Taylor menjelaskan, "Masing-masing sistem pencarian ini pada dasarnya adalah cara beradaptasi menggunakan gabungan yang membangun dan mengesploitasi solusi di masa lampau dan mengeskplorasi untuk meperbaruinya."

Dia juga mengungkapkan, "Ini adalah studi pertama untuk mengeksplorasi gagasan bahwa anggota individu spesies kita secara neurokognitif terspesialisasi dalam strategi pencarian kognitif komplementer."

 

Taylor menjelaskan bahwa temuannya bersama tim menyatukan pengamatan dari berbagai disiplin ilmu yang berbeda.
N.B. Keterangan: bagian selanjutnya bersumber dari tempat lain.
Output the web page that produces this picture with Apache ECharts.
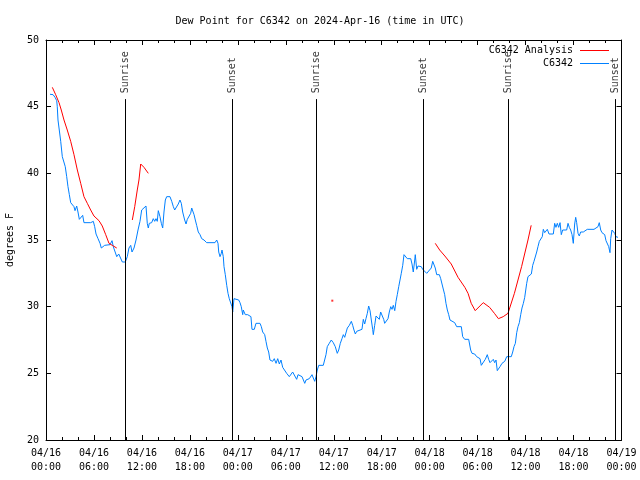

Menunjukkan, kalau pandangan-pandangan ilmiah iini memiliki fenomena mendasar yang sama.

"Misalnya, suatu bentuk kognisi yang saat ini dipandang sebagai gangguan, disleksia, terbukti menjadi spesialisasi neurokognitif yang sifatnya memprediksi bahwa spesies kita berevolusi dalam lingkungan yang sangat bervariasi," ia berpendapat.

"Ini sependapat dengan kesimpulan banyak lainnya terkait disiplin ilmu, termasuk bukti paleoarkeologi yang menegaskan bahwa wadah evolusi spesies kita sangat bervariasi."

Baca Juga: Kajian Baru: Budaya Lebih Berperan dalam Evolusi Manusia daripada Gen

 Meski kognisi komplementer telah memungkinkan manusia untuk beradaptasi, di sisi lain para ilmuwan berpendapat hal itu menjadi merupakan kerentanan spesies kita.

"Tantangan [manusia] untuk berkolaborasi dan beradaptasi secara kooperatif dalam skala besar menciptakan banyak kesulitan dan kita mungkin tanpa disadari telah menerapkan sejumlah sistem dan praktik budaya, khususnya dalam pendidikan, yang melemahkan kemampuan kita beradaptasi," tambah Taylor.

"Keterbatasan yang dipaksakan sendiri ini mengganggu kemampuan pencarian kognitif komplementer kita dan dapat membatasi kapasitas kita untuk menemukan dan bertindak berdasarkan solusi inovatif dan kreatif."